The original film followed a deaf-mute factory worker who goes to extreme lengths to help his sister attain a kidney transplant, and who is drawn into a complex web of crime and revenge plots as a result. Deadline says the remake follows " two men who are bound by their common sense of loss and headed on a collision course of revenge," which could certainly describe the original plot. Some details will almost certainly change, however.
After the break, details emerge about the Poltergeist remake that will be directed by Gil Kenan (Monster House), and there's a shred of info about the possible Seven Samurai remake.

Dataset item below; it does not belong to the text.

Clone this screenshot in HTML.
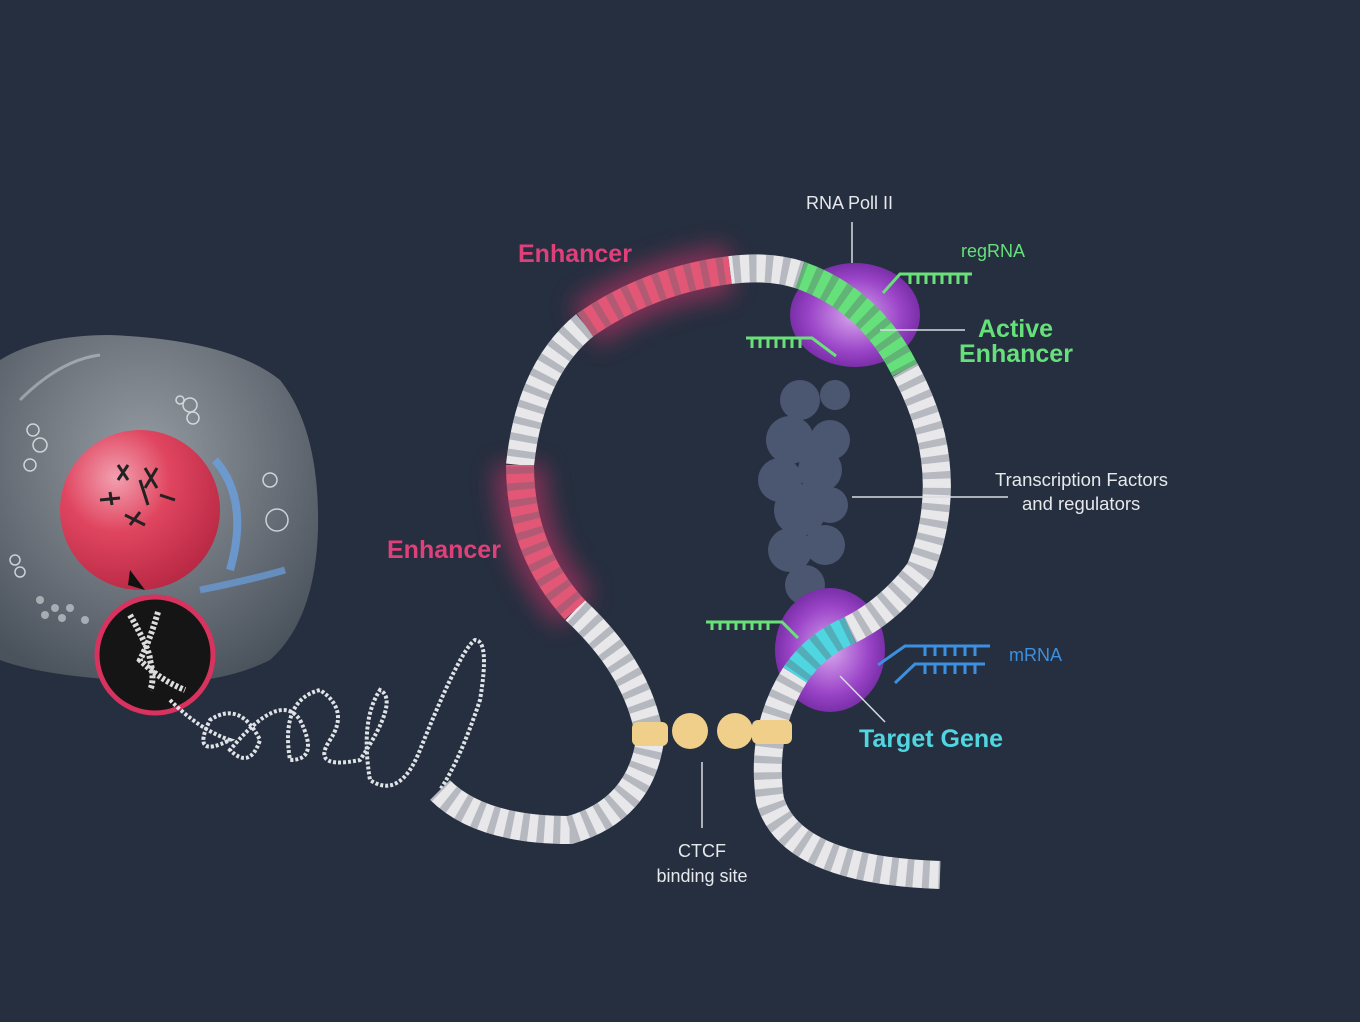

Bloody Disgusting reports some details of the Poltergeist remake script, by David Lindsay-Abaire. It doesn't sound like a straight re-do of the original film. Rather, it features a family headed by a guy named Eric Bowen. He loses his job, after which he and his family "relocate to a new town to start anew. His daughter, Madison, is abducted, making him truly understand what's important in life: family. In the new version, Eric's wife, Amy, can communicate with the dead."
There are more changes, too, with some of the established "ghost busting" characters being remade. Carrigan Burke is the host of the "Haunted House Cleaners" TV series, and his ex-wife Dr. Brooke Powell, "a parapsychologist at a local university," also factors in. Powell and a team of other academics "investigate the supernatural events surrounding the disappearance of the Bowen girl."

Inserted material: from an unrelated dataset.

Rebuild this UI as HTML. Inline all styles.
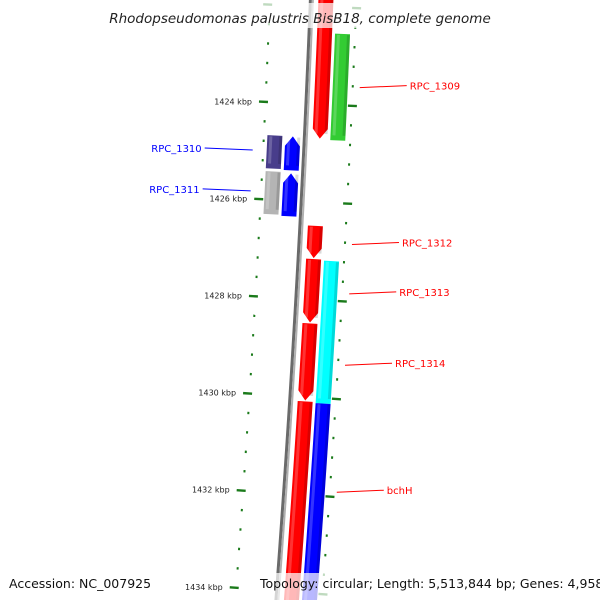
<!DOCTYPE html>
<html><head><meta charset="utf-8"><style>
html,body{margin:0;padding:0;background:#fff;width:600px;height:600px;overflow:hidden;}
svg{display:block;overflow:hidden;font-family:"DejaVu Sans","Liberation Sans",sans-serif;}
</style></head><body>
<svg id="map" width="600" height="600" viewBox="0 0 600 600" xmlns="http://www.w3.org/2000/svg">
<g id="ticks"></g>
<g id="backbone"></g>
<g id="genes"></g>
<g id="labels"></g>
<rect x="100" y="3" width="400" height="25" fill="#fff" opacity="0.72"/>
<text x="300" y="23" text-anchor="middle" font-size="13.5" font-style="italic" fill="#222">Rhodopseudomonas palustris BisB18, complete genome</text>
<text x="9" y="588" font-size="12.5" fill="#111">Accession: NC_007925</text>
<rect x="256" y="573" width="338" height="27" fill="#fff" opacity="0.72"/>
<text x="260" y="588" font-size="12.5" fill="#111">Topology: circular; Length: 5,513,844 bp; Genes: 4,958</text>
</svg>
<script>
// ---- data ----
const geneNames  = ["RPC_1309","RPC_1309b","RPC_1310a","RPC_1310","RPC_1311a","RPC_1311","RPC_1312","RPC_1313","RPC_1314","RPC_1314b","bchH"];
const geneStart  = [1420.5, 1422.54, 1424.68, 1424.68, 1425.42, 1425.44, 1426.49, 1427.17, 1428.49, 1430.09, 1427.19];
const geneEnd    = [1424.70, 1424.72, 1425.36, 1425.38, 1426.30, 1426.32, 1427.15, 1428.47, 1430.07, 1434.4, 1430.11];
const geneTrack  = [1, 2, -2, -1, -2, -1, 1, 1, 1, 1, 2];
const geneColors = ["#ff0000","#33cc33","#483d8b","#0000ff","#b4b4b4","#0000ff","#ff0000","#ff0000","#ff0000","#ff0000","#00ffff"];
const geneArrow  = [1, 0, 0, -1, 0, -1, 1, 1, 1, 0, 0];
const blueStart = [1430.11], blueEnd = [1434.4];
const majorTicks = [1424,1426,1428,1430,1432,1434];
const tickLabels = ["1424 kbp","1426 kbp","1428 kbp","1430 kbp","1432 kbp","1434 kbp"];
const labelText = ["RPC_1309","RPC_1310","RPC_1311","RPC_1312","RPC_1313","RPC_1314","bchH"];
const labelKbp  = [1423.62, 1425.0, 1425.84, 1426.83, 1427.84, 1429.3, 1431.9];
const labelSide = [1,-1,-1,1,1,1,1];
const labelColor= ["#ff0000","#0000ff","#0000ff","#ff0000","#ff0000","#ff0000","#ff0000"];

// ---- geometry ----
const CX=-16815, CY=-683, R=17140, TH0=0.04592, K=0.002847;
function pt(kbp,d){const th=TH0+(kbp-1424)*K;return [CX+(R+d)*Math.cos(th), CY+(R+d)*Math.sin(th)];}
const NS="http://www.w3.org/2000/svg";
function mk(tag,parent){const e=document.createElementNS(NS,tag);parent.appendChild(e);return e;}
function f(p){return p[0].toFixed(2)+","+p[1].toFixed(2);}
const trackD={1:[7,22],2:[25,40],"-1":[-20,-5],"-2":[-38,-23]};

// ticks
const tg=document.getElementById('ticks');
for(let k=1422;k<=1434.41;k+=0.4){
  const kk=Math.round(k*10)/10;
  const major=Math.abs(kk-Math.round(kk/2)*2)<0.01;
  [-1,1].forEach(s=>{
    const a=s<0?(major?-48:-42.5):(major?41:44), b=s<0?(major?-39:-40.5):(major?50:46);
    const p1=pt(kk,a),p2=pt(kk,b);
    const l=mk('line',tg);
    
    
    l.setAttribute('x1',p1[0]);l.setAttribute('y1',p1[1]);l.setAttribute('x2',p2[0]);l.setAttribute('y2',p2[1]);
    l.setAttribute('stroke','#1a7a1a');l.setAttribute('stroke-width','2.4');
  });
}
majorTicks.forEach((m,i)=>{
  const p=pt(m,-55);
  const t=mk('text',tg);
  
  
  t.setAttribute('x',p[0]);t.setAttribute('y',p[1]+3);t.setAttribute('text-anchor','end');
  t.setAttribute('font-size','8');t.setAttribute('fill','#222');t.textContent=tickLabels[i];
});

// backbone
const bb=document.getElementById('backbone');
function arcPts(k0,k1,d){const a=[];const n=Math.max(4,Math.ceil((k1-k0)*6));for(let i=0;i<=n;i++)a.push(pt(k0+(k1-k0)*i/n,d));return a;}
[[-1,'#6a6a6a',3],[1.5,'#b0b0b0',2]].forEach(([d,c,w])=>{
  const pl=mk('polyline',bb);
  
  
  pl.setAttribute('points',arcPts(1421.7,1434.4,d).map(f).join(' '));
  pl.setAttribute('fill','none');pl.setAttribute('stroke',c);pl.setAttribute('stroke-width',w);
});

// genes
const gg=document.getElementById('genes');
function genePoly(s,e,d1,d2,arrow){
  const H=0.2, dm=(d1+d2)/2;
  let pts=[];
  if(arrow===1){pts=arcPts(s,e-H,d1).concat([pt(e,dm)]).concat(arcPts(s,e-H,d2).reverse());}
  else if(arrow===-1){pts=[pt(s,dm)].concat(arcPts(s+H,e,d1)).concat(arcPts(s+H,e,d2).reverse());}
  else{pts=arcPts(s,e,d1).concat(arcPts(s,e,d2).reverse());}
  return pts.map(f).join(' ');
}
function drawGene(i,s,e,track,color,arrow){
  const [d1,d2]=trackD[track];
  const p=mk('polygon',gg);
  
  
  p.setAttribute('points',genePoly(s,e,d1,d2,arrow));p.setAttribute('fill',color);
  const hl=mk('polygon',gg);
  
  
  hl.setAttribute('points',genePoly(s+0.02,e-0.1,d1+2,d1+5,0));hl.setAttribute('fill','#fff');hl.setAttribute('opacity','0.2');
  const sh=mk('polygon',gg);
  
  
  sh.setAttribute('points',genePoly(s+0.02,e-0.1,d2-3,d2,0));sh.setAttribute('fill','#000');sh.setAttribute('opacity','0.15');
}
geneNames.forEach((n,i)=>drawGene(i,geneStart[i],geneEnd[i],geneTrack[i],geneColors[i],geneArrow[i]));
blueStart.forEach((s,i)=>drawGene(10,s,blueEnd[i],2,'#0000ff',0));

// labels
const lg=document.getElementById('labels');
labelText.forEach((t,i)=>{
  const side=labelSide[i];
  const a=pt(labelKbp[i],side>0?52:-52);
  const x1=a[0], y=a[1];
  const x2=side>0?x1+47:x1-48;
  const l=mk('line',lg);
  
  
  l.setAttribute('x1',x1);l.setAttribute('y1',y);l.setAttribute('x2',x2);l.setAttribute('y2',y-2);
  l.setAttribute('stroke',labelColor[i]);l.setAttribute('stroke-width','1');
  const tx=mk('text',lg);
  
  
  tx.setAttribute('x',side>0?x2+3:x2-3);tx.setAttribute('y',y+2);
  tx.setAttribute('text-anchor',side>0?'start':'end');
  tx.setAttribute('font-size','10');tx.setAttribute('fill',labelColor[i]);tx.textContent=t;
});
</script>
</body></html>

I'll be happy to see many new elements in this Poltergeist; attempting to recreate the family of the original film would be foolish, and so even if the name remains the same, new concepts are welcome.
Finally, a brief note about the possible Seven Samurai remake. In an article about the Crouching Tiger, Hidden Dragon sequel, which was featured in a panel discussion at Cannes, Deadline mentions the film. But the line is really a tease: "Noting that Martin Scorsese helped him get rights to Kurosawa's Seven Samurai, Weinstein enlisted both Yen and Yuen Wo Ping to at least have a conversation with him about it." That seems to say that Yen and Yuen were approached for the film, but there is no conclusive word on further work.
We'd heard, in 2011, that Scott Mann would direct the film. It's been a long time since we heard more than that, and it might be longer before any further details come out.